The process failed in a way that it was still running and able to continue with normal connections but new connections would timeout. The load balancer did not see this as it was already connected and still sent connections to the node with the issue.

Another factor which further compounded this problem was a failure on the monitoring software used (PRTG). We run this in a two cluster setup which monitors the same services and alerts to a problem when both locations see a service monitored as down. At 3:27am, one of these locations allocated over 400GB of cached webpage data (used for page monitoring), which gradually filled the storage at 6:10am. This shuts down the monitoring server at that location as it cannot write any more monitoring data. A local alert about storage would come from the node in question but this was shutdown due to the space used. The remaining monitoring location will then use only its check data to decide if a service is down and alert accordingly.

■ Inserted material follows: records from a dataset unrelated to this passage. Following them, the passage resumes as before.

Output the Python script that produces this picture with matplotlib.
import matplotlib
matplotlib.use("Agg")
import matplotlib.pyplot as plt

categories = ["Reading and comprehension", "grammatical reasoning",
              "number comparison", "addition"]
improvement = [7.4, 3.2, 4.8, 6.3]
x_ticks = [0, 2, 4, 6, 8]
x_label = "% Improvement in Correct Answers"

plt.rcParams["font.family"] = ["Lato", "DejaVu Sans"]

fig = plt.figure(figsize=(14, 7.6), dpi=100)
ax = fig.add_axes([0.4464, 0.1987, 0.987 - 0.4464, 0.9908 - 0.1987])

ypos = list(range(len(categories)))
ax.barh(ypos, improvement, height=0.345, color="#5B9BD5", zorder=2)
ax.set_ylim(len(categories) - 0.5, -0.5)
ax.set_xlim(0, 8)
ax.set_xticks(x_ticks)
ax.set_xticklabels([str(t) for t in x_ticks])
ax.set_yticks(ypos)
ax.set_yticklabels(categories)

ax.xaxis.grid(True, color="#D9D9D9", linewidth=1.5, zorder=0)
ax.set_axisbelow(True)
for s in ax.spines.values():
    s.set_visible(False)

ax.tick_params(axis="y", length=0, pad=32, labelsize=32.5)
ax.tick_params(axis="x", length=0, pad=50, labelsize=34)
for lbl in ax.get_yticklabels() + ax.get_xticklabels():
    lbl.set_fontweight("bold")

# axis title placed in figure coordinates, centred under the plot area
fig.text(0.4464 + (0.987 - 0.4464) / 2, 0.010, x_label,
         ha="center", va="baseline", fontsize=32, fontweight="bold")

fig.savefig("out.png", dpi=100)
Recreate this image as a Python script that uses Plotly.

For reasons yet to be determined, the remaining location did not detect the other as down and saved the "up" result so when the database server stopped accepting connections and portal pages generated errors, it would see these as "down" but because there was another result saying the opposite (up, from the cached result), it would not alert.

Both the increase in webpage data and the stuck cluster status are related to PRTG and a severe case has been raised with them to determine why this happened. We have also raised the backup agent issue with R1Soft, the vendor for that software for any known issues which could cause this.

We will also be looking in to ways to mitigate a similar occurrence in the future.

This issue only related to portal services and there was no downtime on any hosting or server products.

We are making this operational although under investigation whilst we review the logs which caused the portal unavailability and we are aiming to post some initial details to our findings in due course.